Highlights:
- Using DataGradients, users can gain improved insights into the performance of their models even before their development.
- According to Andy Thurai, the Vice President and Principal Analyst at Constellation Research Inc., training deep learning models, such as computer vision models, can be incredibly challenging.
Deci AI Ltd., a startup focused on deep learning automation, recently unveiled a new AI tool to profile datasets designed for model training. This tool is open-source and free to use.
According to the company’s announcement, DataGradients empowers data scientists to rapidly generate insights on datasets they intend to use to train new AI models. By doing so, they can evaluate the model’s potential capabilities in advance.
Deci is a company that has developed a machine learning development platform. The platform helps build, optimize, and deploy AI models on various cloud, edge, and mobile devices. Deci aims to address a significant challenge, the “AI efficiency gap.” This is a common issue faced by AI developers, where the hardware they utilize could be more capable of fulfilling the demands of their models.
Deci has introduced the Automated Neural Architecture Construction (ANAC) tool to overcome this challenge. By leveraging ANAC, the company endeavors to optimize machine learning models specifically for the target hardware, providing a solution to this problem. All developers need to do is specify the task they want their AI model to tackle, provide the training dataset, and specify the hardware they plan to use. Deci handles the rest by optimizing the model to suit best the given task and hardware requirements.
Using DataGradients, users can gain improved insights into the performance of their models even before their development. The startup highlights its value, particularly in computer vision applications, as the effectiveness of models directly correlates with the quality of the training data employed.
AI developers place paramount importance on their ability to recognize any issues or weaknesses present in their datasets. This is essential to prevent obstacles during the training process and to guarantee that the AI model can sufficiently fulfill its intended tasks. Deci stated that AI developers with a solid comprehension of their dataset can make more intelligent choices regarding model selection, loss function, and optimization methods.

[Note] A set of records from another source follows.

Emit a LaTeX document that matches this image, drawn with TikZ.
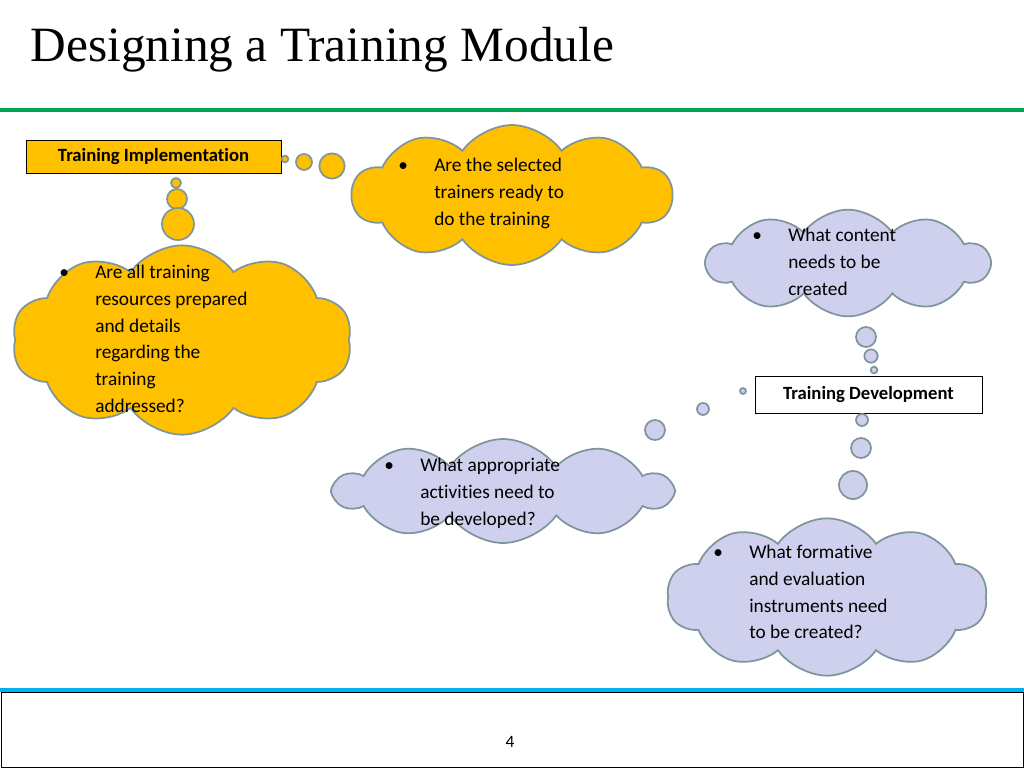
\documentclass[tikz,border=0pt]{standalone}
\usepackage{fontspec}
\setsansfont[Ligatures=NoCommon]{Carlito}
\newfontfamily\titlefont{Liberation Serif}
\usetikzlibrary{shapes.symbols}
\definecolor{orng}{HTML}{FFC000}
\definecolor{lav}{HTML}{CFCFEE}
\definecolor{edge}{HTML}{7E959C}
\definecolor{grn}{HTML}{00A650}
\definecolor{blu}{HTML}{00B0F0}
\tikzset{
  thought/.style={cloud, cloud puffs=10, cloud puff arc=110, cloud ignores aspect, draw=edge, line width=1.3pt, inner sep=0pt},
  puff/.style={circle, draw=edge, line width=1.3pt, inner sep=0pt},
  label box/.style={draw=black, font=\sffamily\bfseries\fontsize{14}{16}\selectfont, inner sep=0pt},
  says/.style={anchor=north west, inner sep=0pt, font=\sffamily\fontsize{14.5}{20}\selectfont}
}
\newcommand{\bul}[1]{\begin{tabular}{@{}p{27pt}@{}l@{}}\textbullet & \begin{tabular}[t]{@{}l@{}}#1\end{tabular}\end{tabular}}
\begin{document}
\begin{tikzpicture}[x=0.75pt,y=-0.75pt]
\useasboundingbox (0,0) rectangle (1024,768);
\node[anchor=west, font=\titlefont\fontsize{37}{42}\selectfont] (title) at (26,50) {Designing a Training Module};
\draw[grn, line width=3.5pt] (0,110) -- (1024,110);
\draw[blu, line width=3pt] (0,690) -- (1024,690);
\draw[black, line width=0.6pt] (1,692) rectangle (1023,767);
\node[font=\sffamily\fontsize{13}{15}\selectfont] (page) at (510,742) {4};
% orange thoughts
\node[thought, fill=orng, minimum width=240, minimum height=105] (c1) at (512,195) {};
\node[thought, fill=orng, minimum width=255, minimum height=142] (c2) at (182,340) {};
\node[label box, fill=orng, minimum width=191, minimum height=25] (impl) at (153.5,156.5) {Training Implementation};
\node[puff, fill=orng, minimum size=5] (p1) at (285,159) {};
\node[puff, fill=orng, minimum size=12] (p2) at (304,162) {};
\node[puff, fill=orng, minimum size=19] (p3) at (332,166) {};
\node[puff, fill=orng, minimum size=7.5] (p4) at (176,183) {};
\node[puff, fill=orng, minimum size=15] (p5) at (177,199) {};
\node[puff, fill=orng, minimum size=24] (p6) at (178,224) {};
% lavender thoughts
\node[thought, fill=lav, minimum width=212, minimum height=80] (c3) at (848,263) {};
\node[thought, fill=lav, minimum width=252, minimum height=78] (c4) at (503,491) {};
\node[thought, fill=lav, minimum width=240, minimum height=118] (c5) at (827,597) {};
\node[label box, fill=white, minimum width=170, minimum height=28] (dev) at (868.5,394.5) {Training Development};
\node[puff, fill=lav, minimum size=15] (q1) at (866,337) {};
\node[puff, fill=lav, minimum size=10] (q2) at (871,356) {};
\node[puff, fill=lav, minimum size=5] (q3) at (874,370) {};
\node[puff, fill=lav, minimum size=4.5] (q4) at (743,391) {};
\node[puff, fill=lav, minimum size=9] (q5) at (703,409) {};
\node[puff, fill=lav, minimum size=15] (q6) at (655,430) {};
\node[puff, fill=lav, minimum size=9] (q7) at (862,420) {};
\node[puff, fill=lav, minimum size=15] (q8) at (861,448) {};
\node[puff, fill=lav, minimum size=21] (q9) at (853,485) {};
% texts
\node[says] (t1) at (398,153) {\bul{Are the selected\\trainers ready to\\do the training}};
\node[says] (t2) at (59,260) {\bul{Are all training\\resources prepared\\and details\\regarding the\\training\\addressed?}};
\node[says] (t3) at (752,223) {\bul{What content\\needs to be\\created}};
\node[says] (t4) at (384,453) {\bul{What appropriate\\activities need to\\be developed?}};
\node[says] (t5) at (713,540) {\bul{What formative\\and evaluation\\instruments need\\to be created?}};
\end{tikzpicture}
\end{document}
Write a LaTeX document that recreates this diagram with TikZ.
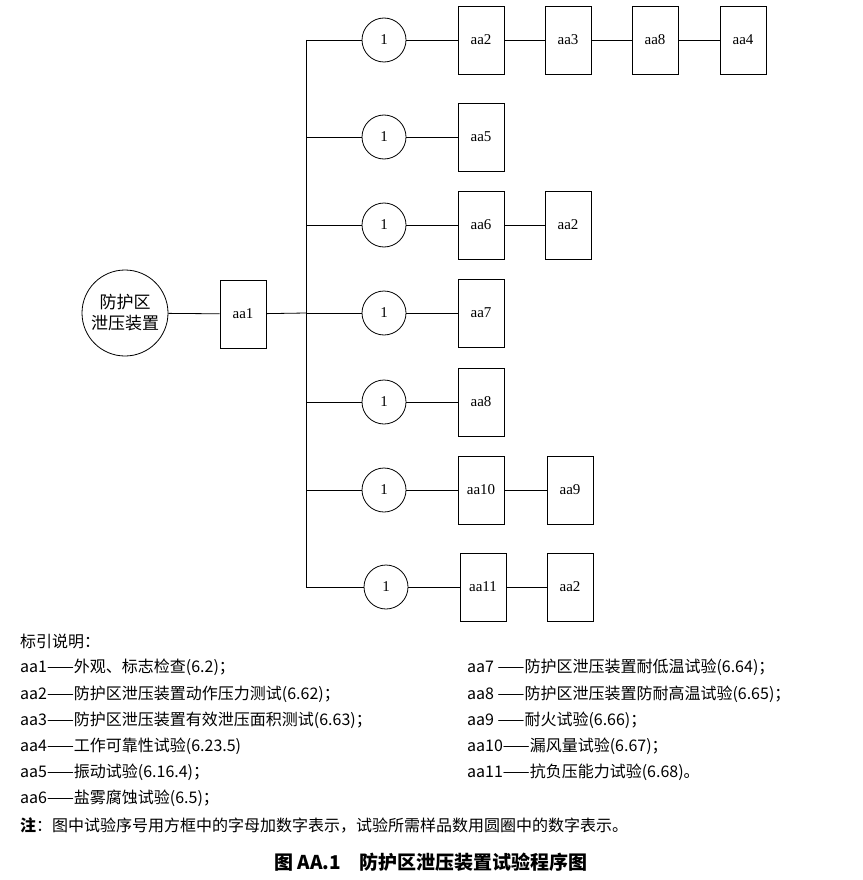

To be more precise, DataGradients allows data scientists to assess and ensure the integrity of datasets. This includes identifying corrupted data, detecting distributional shifts between training and test datasets, recognizing duplicate annotations, and other related issues. Additionally, users gain invaluable insights from DataGradients that aid them in mitigating these issues and enhancing dataset quality. This ensures that their models will deliver superior performance.
According to Andy Thurai, the Vice President and Principal Analyst at Constellation Research Inc., training deep learning models, such as computer vision models, can be incredibly challenging. This is primarily because attaining the desired level of accuracy in these models heavily relies on having high-quality training datasets. Thrai explained, “When you train computer vision models on datasets of subpar quality, the results are often very unpredictable.”
Fortunately, data scientists have access to various data quality tools that can aid them in evaluating the suitability of their datasets, as highlighted by Thurai. The Vice President at Constellation Research also added, “There are many tools available commercially, but the open-source nature of DataGradients may help it to gain more traction among the developer community.”
According to Yonatan Geifman, Deci’s Co-founder and Chief Executive, DataGradients focuses on simplifying the model development and training process by providing “crystal-clear visibility” into the datasets being utilized. Geifman mentioned that DataGradients is the third open-source tool released by the company, following the introduction of SuperGradients, their PyTorch training library, and YOLO-NAS, their object detection foundation model.